Theatrical vs Digital- Financial dynamics
“Well, if it’s an OTT release then either the film is acquired after it’s already made or else it’s commissioned by the specific OTT platform to be made by the production house,” reveals Napan. In the former model, the production house tries to get a decent price for the film, at least get a little more than the cost of production. If it’s a latter model then the production house gets the required budget from the OTT platform to make the film.
There’s no profit to be made by the production house if it’s a film commissioned by the OTT platform, while a profit is possible in case of a simple acquisition. It’s all about the deal made & the terms, there’s no one clear player with the upper hand.
On the other hand, Kumar feels that the audience is going to eventually get the upper hand, as they will be served better content at a time and screen of their choosing. “When there is greater transparency in budgets then creators get to participate in the potential upside of a successful film.”

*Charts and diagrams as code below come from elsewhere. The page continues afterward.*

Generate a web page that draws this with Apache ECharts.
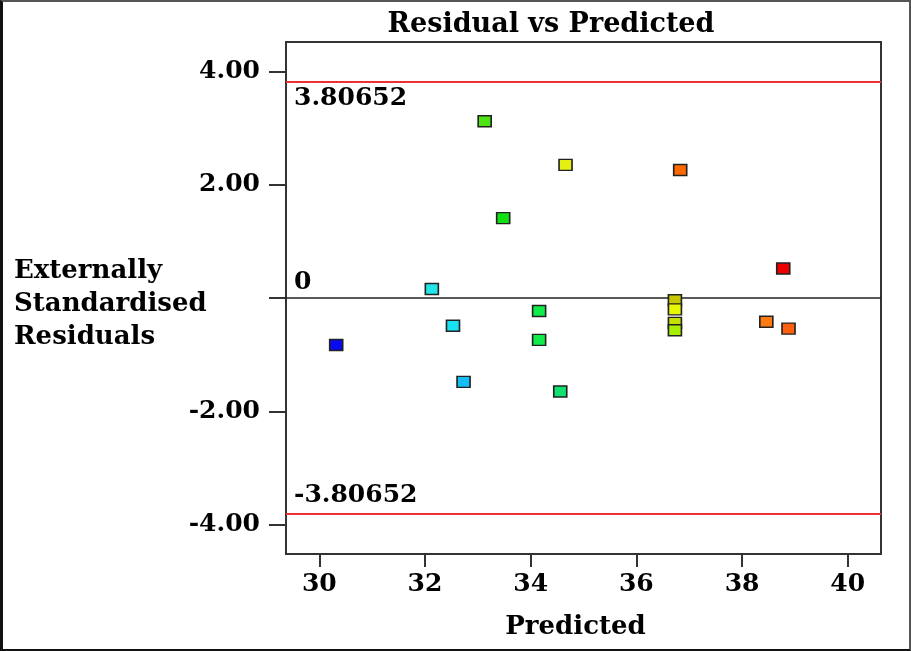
<!DOCTYPE html>
<html>
<head>
<meta charset="utf-8">
<script src="https://cdn.jsdelivr.net/npm/echarts@6/dist/echarts.min.js"></script>
<style>
  html, body { margin: 0; padding: 0; background: #fff; }
  #frame { position: absolute; left: 0; top: 0; width: 911px; height: 651px; box-sizing: border-box;
           border: 2px solid #555; border-left: 3px solid #111; border-bottom: 2px solid #111; }
  #chart { position: absolute; left: 0; top: 0; width: 911px; height: 651px; }
</style>
</head>
<body>
<div id="chart"></div>
<div id="frame"></div>
<script>
// ---- data ----
const predicted = [30.32, 32.13, 32.53, 32.73, 34.16, 34.16, 34.56, 33.13, 33.48, 34.66, 36.83, 38.78, 38.46, 38.88, 36.73, 36.73, 36.73, 36.73];
const residuals = [-0.83, 0.16, -0.49, -1.48, -0.23, -0.74, -1.65, 3.12, 1.41, 2.35, 2.26, 0.52, -0.42, -0.54, -0.04, -0.20, -0.44, -0.57];
const pointColors = ['#0a0aee', '#22e6ea', '#18e2f2', '#14bef2', '#12ec4a', '#12ec4a', '#12e070', '#4ee412', '#12e012', '#e4f012', '#ff6a00', '#ee0000', '#ff7a10', '#ff6010', '#c8c800', '#e8f800', '#c4e000', '#a8ee00'];
const limitValue = 3.80652;
const xTicks = [30, 32, 34, 36, 38, 40];
const yTicks = [-4, -2, 0, 2, 4];
const yTickLabels = ['-4.00', '-2.00', '', '2.00', '4.00'];
const titleText = 'Residual vs Predicted';
const xName = 'Predicted';
const yName = 'Externally\nStandardised\nResiduals';

const FONT = 'DejaVu Serif';
const chart = echarts.init(document.getElementById('chart'), null, { renderer: 'canvas' });

const points = predicted.map((x, i) => ({
  value: [x, residuals[i]],
  itemStyle: { color: pointColors[i] }
}));

chart.setOption({
  backgroundColor: '#fff',
  animation: false,
  title: [
    { text: titleText, left: 546, top: 6, textAlign: 'center',
      textStyle: { fontFamily: FONT, fontWeight: 'bold', fontSize: 27, color: '#000' } },
    { text: yName, left: 9, top: 250,
      textStyle: { fontFamily: FONT, fontWeight: 'bold', fontSize: 26, lineHeight: 33, color: '#000' } }
  ],
  grid: { left: 286, right: 30, top: 42, bottom: 97, show: true, borderColor: '#333', borderWidth: 2, backgroundColor: 'transparent' },
  xAxis: {
    type: 'value', min: 29.37, max: 40.63,
    name: xName, nameLocation: 'middle', nameGap: 60,
    nameTextStyle: { fontFamily: FONT, fontWeight: 'bold', fontSize: 26, color: '#000', padding: [0, 16, 0, 0] },
    splitLine: { show: false },
    axisLine: { show: true, onZero: false, lineStyle: { color: '#333', width: 2 } },
    axisTick: { show: true, length: 13, lineStyle: { color: '#333', width: 2 }, customValues: xTicks },
    axisLabel: { customValues: xTicks, margin: 18, fontFamily: FONT, fontWeight: 'bold', fontSize: 25, color: '#000' }
  },
  yAxis: {
    type: 'value', min: -4.52, max: 4.52,
    splitLine: { show: false },
    axisLine: { show: true, onZero: false, lineStyle: { color: '#333', width: 2 } },
    axisTick: { show: true, length: 17, lineStyle: { color: '#333', width: 2 }, customValues: yTicks },
    axisLabel: { customValues: yTicks, margin: 26, fontFamily: FONT, fontWeight: 'bold', fontSize: 25, color: '#000',
      formatter: v => { const i = yTicks.indexOf(v); return i >= 0 ? yTickLabels[i] : ''; } }
  },
  series: [{
    type: 'scatter',
    symbol: 'rect',
    symbolSize: [13, 11],
    itemStyle: { borderColor: '#222', borderWidth: 1.5, opacity: 1 },
    data: points,
    z: 5,
    markLine: {
      silent: true, symbol: 'none', animation: false,
      data: [
        { yAxis: limitValue, lineStyle: { color: '#f03030', width: 2, type: 'solid' },
          label: { show: true, formatter: String(limitValue), position: 'insideStartBottom', distance: [8, 4],
                   fontFamily: FONT, fontWeight: 'bold', fontSize: 25, color: '#000' } },
        { yAxis: -limitValue, lineStyle: { color: '#f03030', width: 2, type: 'solid' },
          label: { show: true, formatter: String(-limitValue), position: 'insideStartTop', distance: [8, 6],
                   fontFamily: FONT, fontWeight: 'bold', fontSize: 25, color: '#000' } },
        { yAxis: 0, lineStyle: { color: '#222', width: 1.5, type: 'solid' },
          label: { show: true, formatter: '0', position: 'insideStartTop', distance: [8, 3],
                   fontFamily: FONT, fontWeight: 'bold', fontSize: 25, color: '#000' } }
      ]
    }
  }]
});
</script>
</body>
</html>
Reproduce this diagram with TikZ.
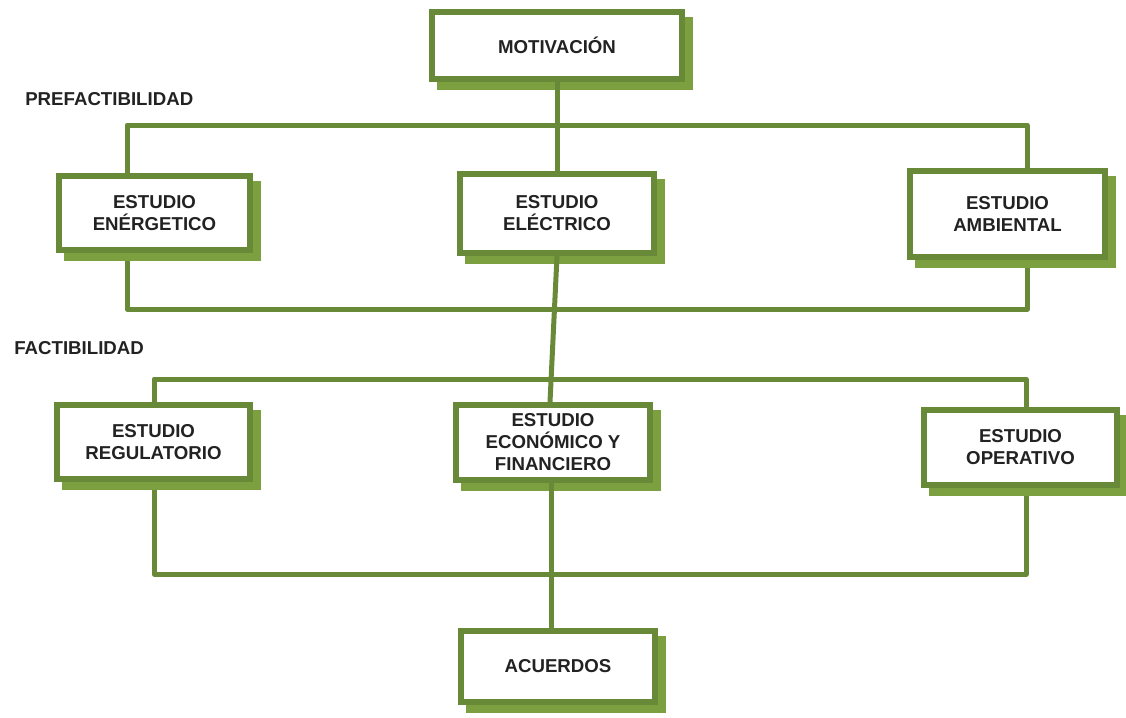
\documentclass[tikz,border=0pt]{standalone}
\usepackage{fontspec}
\setmainfont{Liberation Sans}
\usetikzlibrary{shadows}
\definecolor{boxgreen}{RGB}{104,137,56}
\definecolor{shadegreen}{RGB}{124,160,64}
\definecolor{textdark}{RGB}{34,34,34}
\tikzset{
  stagebox/.style={draw=boxgreen, line width=4.5pt, fill=white, rectangle,
    inner sep=0pt, align=center, text=textdark,
    font=\fontsize{14}{16.5}\selectfont\bfseries,
    general shadow={fill=shadegreen, draw=shadegreen, line width=4.5pt,
      shadow xshift=6pt, shadow yshift=-6pt}},
  link/.style={draw=boxgreen, line width=3.75pt, line join=round, line cap=round},
  phase/.style={anchor=west, inner sep=0pt, text=textdark,
    font=\fontsize{14}{16}\selectfont\bfseries}
}
\begin{document}
\begin{tikzpicture}[x=0.75pt, y=-0.75pt]
\useasboundingbox (0,0) rectangle (1126,717);

% frame corners of the two study groups
\coordinate (p1) at (127,125);
\coordinate (p2) at (1027,309);
\coordinate (f1) at (154,379);
\coordinate (f2) at (1026,574);

\draw[link] (p1) rectangle (p2);
\draw[link] (f1) rectangle (f2);

% stage boxes
\node[stagebox, minimum width=187.5pt, minimum height=50.25pt] (mot) at (557,45.5) {MOTIVACIÓN};
\node[stagebox, minimum width=143.25pt, minimum height=55.5pt] (ene) at (154.5,213) {ESTUDIO\\ENÉRGETICO};
\node[stagebox, minimum width=145.5pt, minimum height=59.25pt] (ele) at (557,213.5) {ESTUDIO\\ELÉCTRICO};
\node[stagebox, minimum width=146.25pt, minimum height=64.5pt] (amb) at (1007.5,214) {ESTUDIO\\AMBIENTAL};
\node[stagebox, minimum width=144.75pt, minimum height=55.5pt] (reg) at (153.5,442) {ESTUDIO\\REGULATORIO};
\node[stagebox, minimum width=145.5pt, minimum height=56.25pt] (eco) at (553,442.5) {ESTUDIO\\ECONÓMICO Y\\FINANCIERO};
\node[stagebox, minimum width=144.75pt, minimum height=56.25pt] (ope) at (1020.5,447.5) {ESTUDIO\\OPERATIVO};
\node[stagebox, minimum width=145.5pt, minimum height=53.25pt] (acu) at (558,666.5) {ACUERDOS};

% vertical links between the stages
\draw[link] (mot.south) -- (ele.north);
\draw[link] (ele.south) -- ([xshift=-2.25pt]eco.north);
\draw[link] ([xshift=-1.5pt]eco.south) -- ([xshift=-1.5pt]eco.south |- acu.north);

% phase labels
\node[phase] (pre) at (25,99) {PREFACTIBILIDAD};
\node[phase] (fac) at (14,348) {FACTIBILIDAD};
\end{tikzpicture}
\end{document}
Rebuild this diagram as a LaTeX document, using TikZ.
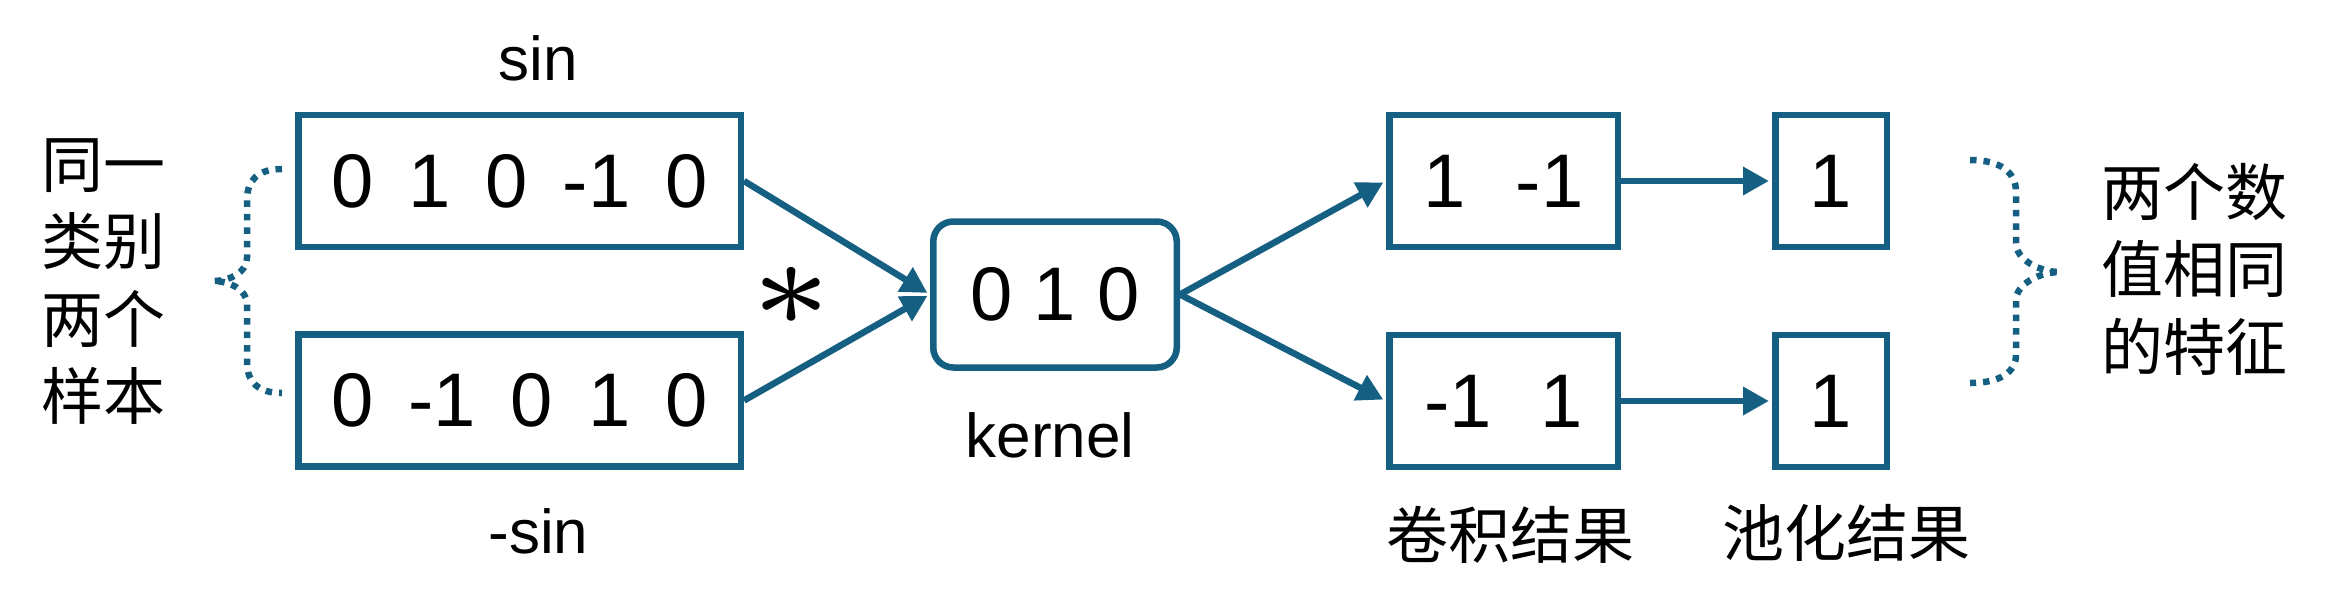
\documentclass[tikz,border=0pt]{standalone}
\usepackage{fontspec}
\setmainfont{Liberation Sans}
\newfontfamily\cjk{Noto Sans CJK SC}
\usetikzlibrary{arrows.meta}
\definecolor{accent}{HTML}{156082}
\begin{document}
\begin{tikzpicture}[x=1pt,y=-1pt,
  box/.style={draw=accent, line width=6.5pt, minimum height=132pt, inner sep=0pt,
    font=\fontsize{76}{80}\selectfont},
  lbl/.style={font=\fontsize{62}{70}\selectfont, inner sep=0pt},
  cjklbl/.style={font=\cjk\fontsize{62}{77.5}\selectfont, inner sep=0pt, align=center},
  conn/.style={draw=accent, line width=6.5pt, shorten >=3pt,
    -{Triangle[length=26pt,width=27pt]}},
  brace/.style={draw=accent, line width=6.5pt, dash pattern=on 6.5pt off 7pt},
  astlbl/.style={inner sep=0pt, scale=25}
]
\useasboundingbox (0,0) rectangle (2329,611);

% input samples
\node[box, minimum width=442.5pt] (s1) at (519.5,181) {\spaceskip=35pt\relax 0 1 0 -1 0};
\node[box, minimum width=442.5pt] (s2) at (519.5,400.5) {\spaceskip=35pt\relax 0 -1 0 1 0};
\node[lbl, anchor=base] (sin) at (538.5,80) {sin};
\node[lbl, anchor=base] (msin) at (538.5,553) {-sin};

% kernel
\node[box, rounded corners=20pt, minimum width=243.5pt, minimum height=146pt] (k) at (1055,294.5) {0 1 0};
\node[lbl, anchor=base] (kl) at (1050,457) {kernel};
\node[astlbl] (star) at (791,296) {$\scriptscriptstyle\ast$};

% convolution results
\node[box, minimum width=228.5pt] (c1) at (1503.5,181) {1\hspace{50pt}-1};
\node[box, minimum width=228.5pt] (c2) at (1503.5,401) {-1\hspace{49pt}1};
% pooling results
\node[box, minimum width=111.5pt] (p1) at (1831,181) {1};
\node[box, minimum width=111.5pt] (p2) at (1831,401) {1};

% CJK labels
\node[cjklbl] (lt) at (103,281.5) {同一\\类别\\两个\\样本};
\node[cjklbl] (rt) at (2194,269) {两个数\\值相同\\的特征};
\node[cjklbl] (cl) at (1510,535) {卷积结果};
\node[cjklbl] (pl) at (1846,533) {池化结果};

% connectors
\draw[conn] (s1.east) -- (k.west);
\draw[conn] (s2.east) -- (k.west);
\draw[conn] (k.east) -- (c1.west);
\draw[conn] (k.east) -- (c2.west);
\draw[conn] (c1.east) -- (p1.west);
\draw[conn] (c2.east) -- (p2.west);

% braces
\draw[brace] (282,169) .. controls (258,169) and (247,180) .. (247,200) -- (247,258)
  .. controls (247,272) and (230,281) .. (213,281)
  .. controls (230,281) and (247,290) .. (247,304) -- (247,362)
  .. controls (247,382) and (258,393) .. (282,393);
\draw[brace] (1970,160) .. controls (2000,160) and (2016,172) .. (2016,192) -- (2016,243)
  .. controls (2016,260) and (2040,272) .. (2060,272)
  .. controls (2040,272) and (2016,284) .. (2016,300) -- (2016,355)
  .. controls (2016,372) and (2000,383) .. (1970,383);
\end{tikzpicture}
\end{document}
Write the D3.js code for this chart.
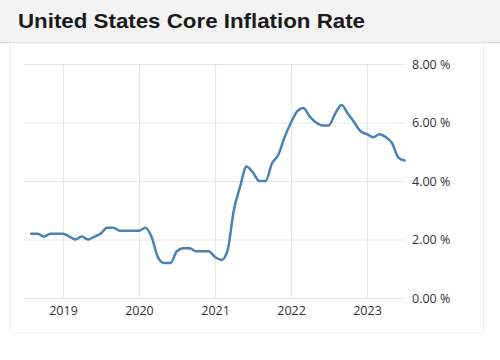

Yoodlee Films has published an SOP that outlines the rules of engagement and offers up to 30% of the film’s profit back to the talent.
While many continue banking on the might of the digital world, Cinema halls are least affected. However, reports suggest that the broadcasting space is been facing challenges with the OTT players acquiring digital rights of movies even before theatrical release and the shrinking of the window between satellite TV and digital premieres.
Eros Now, which is focussing on creating digital-first movies, premiered Manmarziyaan and Happy Phirr Bhag Jayegi on the platform first ahead of TV. To name a few similar cases are Bengali film Pasto had a digital premiere on Hoichoi, while ZEE5 has also joined the bandwagon following a similar route.